Saccharine, Splenda, Aspartame
John Bissonnette establishes sentiments with a pile of beer cans and the memories fostered. A trained artist, Bissonnette's work is intrinsically tied to craft and low culture both materially and conceptually. His paintings are made from such things as motor oil or purchased art-making kits from Wal-Mart. It is at the junction of the abject and the romantic where Bissonnette's work resides.
Katherine Nanfro contributes her own nostalgic narration with her recollections of Disney and Henson through her interpretive drawings of animals, memory, and imagination. By taking her drawings outside to picturesque landscapes and photographing them, Nanfro is encouraging her creations to exist within her realm.

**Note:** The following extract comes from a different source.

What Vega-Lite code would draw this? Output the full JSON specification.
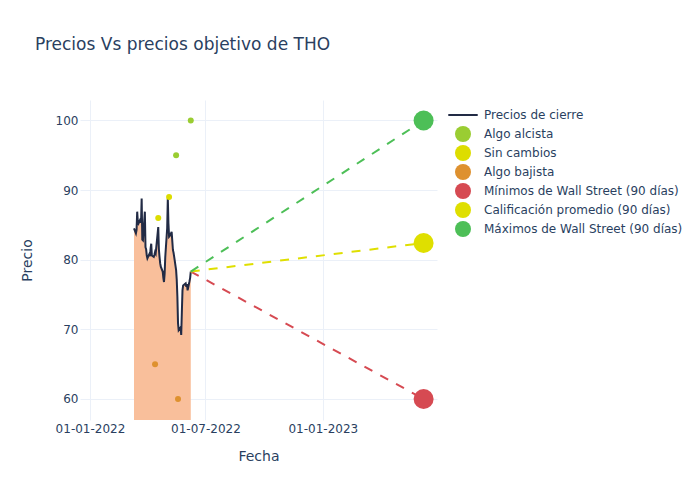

Shawn Gallagher's portraits of Professional Wrestlers bypass his academic formalism transcending into the handcrafted styles of Neo-Folk art. Gallagher composes a poetic heroic narrative in his "Wrestlers" series. Sean Gallagher uses delicate frames to border his paintings' as an abstract representation of a trophy awarded to an achieved, adored Professional Wrestler. The love of the sport, and more so the individual athlete, is reveled through the gentle gestured depictions of each character.
The marriage of the ordinary and unnoticed with the pensive and purposeful is at the core of Laura Katherine Abigail Coe's practice. Throughout all of Coe's work there is evidence of an attempt at control, but one that is waged with things that are by nature impossible to tame. Her means of waging this battle are forever tied to the domestic, low craft, un-precious materials, and unabashedly sentimental imagery. A constant in all of Coe's drawings are her kittens, serving the purpose of the narrative or becoming witness to material events that deny narrative.